Вопрос о курсе революции не только внушал опасения многим людям – он также послужил основанием для усиления разногласий. После свержения кайзера внушительное большинство надеялось на строительство новой стабильной и демократической Германии, тем самым решительно отвергая любые мысли о полномасштабной социалистической революции. Основной движущей силой для этой цели был новый Совет народных комиссаров, которому принадлежала власть до избрания нового правительства страны. Из шести его членов двое – Гуго Гаазе (USPD) и Отто Ландсберг (SPD) – были евреями. Та же схема наблюдалась на региональном уровне, где многие немецкие евреи заняли ведущие позиции в новых правительствах. Пауль Хирш вошел в состав прусского правительства, Шарлотта Ландау-Мюзам была избрана в парламент Любека, а Людвиг Хаас, недавно вернувшийся из Польши, где был советником по делам евреев, занял пост министра внутренних дел в Бадене29. Хаас, так же как Хирш и Ландау-Мюзам, был умеренным революционером. Во время ноябрьских волнений он нахлобучил шляпу, схватил прогулочную трость и побежал ко дворцу эрцгерцога в Карлсруэ, чтобы обеспечить безопасность королевской семьи. Хаас явно скорее боялся социалистической революции, чем поощрял ее30.

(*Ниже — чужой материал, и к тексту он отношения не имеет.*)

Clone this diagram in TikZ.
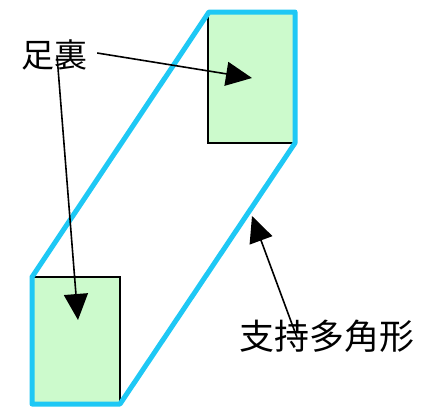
\documentclass[tikz,border=0pt]{standalone}
\usepackage{fontspec}
\newfontfamily\cjk{Noto Sans CJK JP}
\usetikzlibrary{arrows.meta}
\definecolor{polyblue}{RGB}{30,200,245}
\definecolor{solegreen}{RGB}{204,250,204}

\begin{document}
\begin{tikzpicture}[x=1pt,y=-1pt,
  sole/.style={draw=black, line width=2pt, fill=solegreen, inner sep=0pt},
  support/.style={draw=polyblue, line width=5pt, line join=round},
  pointer/.style={draw=black, line width=1.6pt, -{Triangle[length=26pt,width=24pt]}},
  label/.style={font=\cjk\fontsize{33}{37}\selectfont, inner sep=0pt}]
\useasboundingbox (0,0) rectangle (421,408);
\fill[white] (0,0) rectangle (421,408);

% the two soles
\node[sole, minimum width=87pt, minimum height=131pt] (upper) at (251.5,77.5) {};
\node[sole, minimum width=88pt, minimum height=127pt] (lower) at (76,340.5) {};

% support polygon around both soles
\draw[support] (32,277) -- (209,12) -- (295,12) -- (295,143) -- (120,404) -- (32,404) -- cycle;

% labels
\node[label] (solelabel) at (54,55) {足裏};
\node[label, font=\cjk\fontsize{35}{39}\selectfont] (polylabel) at (327,336) {支持多角形};

% arrow tips
\coordinate (tipupper) at (252,78);
\coordinate (tiplower) at (78,320);
\coordinate (tippoly) at (252,216);

\draw[pointer] ([xshift=10pt,yshift=2pt]solelabel.east) -- (tipupper);
\draw[pointer] ([xshift=3pt,yshift=15pt]solelabel.south) -- (tiplower);
\draw[pointer] ([xshift=-30pt,yshift=-18pt]polylabel.north) -- (tippoly);
\end{tikzpicture}
\end{document}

Резко выделяясь на фоне этих умеренных голосов, намного менее многочисленная изначально группа, также включавшая в себя много евреев, надеялась подтолкнуть революцию в более радикальном направлении. Карл Либкнехт и Роза Люксембург, два лидера марксистской Лиги Спартака, лишь недавно вышли из тюрьмы и сыграли весьма небольшую роль в первоначальных событиях ноября 1918 года. Пусть 9 ноября Либкнехт и объявил Германскую советскую республику, – это был скорее эффектный жест, чем серьезный фундамент для новой Германии. Люксембург еще больше отстала от революции, так как приехала в столицу лишь 10 ноября, а к этому моменту события уже пошли своим путем. Но, несмотря на медленный старт, они вскоре набрали скорость. К декабрю и Либкнехт, и Люксембург отчаянно призывали к полномасштабной социалистической революции. «Пролетарии, вставайте! В бой!» – восклицали они31.